Charts and diagrams as code

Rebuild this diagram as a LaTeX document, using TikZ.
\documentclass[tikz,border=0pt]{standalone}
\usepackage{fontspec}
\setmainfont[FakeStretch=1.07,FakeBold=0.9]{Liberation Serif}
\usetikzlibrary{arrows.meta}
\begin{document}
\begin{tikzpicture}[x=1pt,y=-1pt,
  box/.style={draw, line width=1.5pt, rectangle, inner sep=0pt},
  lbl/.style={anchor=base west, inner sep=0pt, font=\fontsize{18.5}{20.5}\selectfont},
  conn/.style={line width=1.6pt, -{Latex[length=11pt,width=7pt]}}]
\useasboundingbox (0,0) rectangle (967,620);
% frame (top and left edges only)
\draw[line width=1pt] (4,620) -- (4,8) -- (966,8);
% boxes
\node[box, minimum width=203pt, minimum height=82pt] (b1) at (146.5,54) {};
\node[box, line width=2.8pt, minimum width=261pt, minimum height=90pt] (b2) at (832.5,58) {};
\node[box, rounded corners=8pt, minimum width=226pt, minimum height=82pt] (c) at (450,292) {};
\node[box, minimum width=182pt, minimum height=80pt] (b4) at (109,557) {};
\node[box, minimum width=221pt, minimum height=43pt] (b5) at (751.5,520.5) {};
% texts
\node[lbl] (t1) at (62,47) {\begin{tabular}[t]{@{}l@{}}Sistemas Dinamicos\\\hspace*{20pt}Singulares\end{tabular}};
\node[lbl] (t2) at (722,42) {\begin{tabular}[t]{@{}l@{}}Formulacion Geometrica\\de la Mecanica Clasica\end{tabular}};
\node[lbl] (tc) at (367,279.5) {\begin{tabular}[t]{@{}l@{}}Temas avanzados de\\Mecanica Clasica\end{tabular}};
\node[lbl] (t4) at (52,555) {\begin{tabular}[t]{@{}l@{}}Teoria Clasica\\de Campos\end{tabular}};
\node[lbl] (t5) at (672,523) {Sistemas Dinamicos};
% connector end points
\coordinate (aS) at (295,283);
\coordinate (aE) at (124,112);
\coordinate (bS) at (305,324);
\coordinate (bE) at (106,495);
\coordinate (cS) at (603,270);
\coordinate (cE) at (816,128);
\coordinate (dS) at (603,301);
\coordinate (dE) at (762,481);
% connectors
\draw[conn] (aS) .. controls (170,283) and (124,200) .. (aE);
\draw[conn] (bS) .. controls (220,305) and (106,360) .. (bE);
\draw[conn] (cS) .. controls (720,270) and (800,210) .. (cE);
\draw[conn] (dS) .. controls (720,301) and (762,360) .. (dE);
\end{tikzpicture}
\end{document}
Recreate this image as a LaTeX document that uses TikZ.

• [TASK DIRECTIONS]:
Copy the material above back out, exactly as written.

• [THE ANSWER]:
Rebuild this diagram as a LaTeX document, using TikZ.
\documentclass[tikz,border=0pt]{standalone}
\usepackage{fontspec}
\setmainfont[FakeStretch=1.07,FakeBold=0.9]{Liberation Serif}
\usetikzlibrary{arrows.meta}
\begin{document}
\begin{tikzpicture}[x=1pt,y=-1pt,
  box/.style={draw, line width=1.5pt, rectangle, inner sep=0pt},
  lbl/.style={anchor=base west, inner sep=0pt, font=\fontsize{18.5}{20.5}\selectfont},
  conn/.style={line width=1.6pt, -{Latex[length=11pt,width=7pt]}}]
\useasboundingbox (0,0) rectangle (967,620);
% frame (top and left edges only)
\draw[line width=1pt] (4,620) -- (4,8) -- (966,8);
% boxes
\node[box, minimum width=203pt, minimum height=82pt] (b1) at (146.5,54) {};
\node[box, line width=2.8pt, minimum width=261pt, minimum height=90pt] (b2) at (832.5,58) {};
\node[box, rounded corners=8pt, minimum width=226pt, minimum height=82pt] (c) at (450,292) {};
\node[box, minimum width=182pt, minimum height=80pt] (b4) at (109,557) {};
\node[box, minimum width=221pt, minimum height=43pt] (b5) at (751.5,520.5) {};
% texts
\node[lbl] (t1) at (62,47) {\begin{tabular}[t]{@{}l@{}}Sistemas Dinamicos\\\hspace*{20pt}Singulares\end{tabular}};
\node[lbl] (t2) at (722,42) {\begin{tabular}[t]{@{}l@{}}Formulacion Geometrica\\de la Mecanica Clasica\end{tabular}};
\node[lbl] (tc) at (367,279.5) {\begin{tabular}[t]{@{}l@{}}Temas avanzados de\\Mecanica Clasica\end{tabular}};
\node[lbl] (t4) at (52,555) {\begin{tabular}[t]{@{}l@{}}Teoria Clasica\\de Campos\end{tabular}};
\node[lbl] (t5) at (672,523) {Sistemas Dinamicos};
% connector end points
\coordinate (aS) at (295,283);
\coordinate (aE) at (124,112);
\coordinate (bS) at (305,324);
\coordinate (bE) at (106,495);
\coordinate (cS) at (603,270);
\coordinate (cE) at (816,128);
\coordinate (dS) at (603,301);
\coordinate (dE) at (762,481);
% connectors
\draw[conn] (aS) .. controls (170,283) and (124,200) .. (aE);
\draw[conn] (bS) .. controls (220,305) and (106,360) .. (bE);
\draw[conn] (cS) .. controls (720,270) and (800,210) .. (cE);
\draw[conn] (dS) .. controls (720,301) and (762,360) .. (dE);
\end{tikzpicture}
\end{document}
Recreate this image as a LaTeX document that uses TikZ.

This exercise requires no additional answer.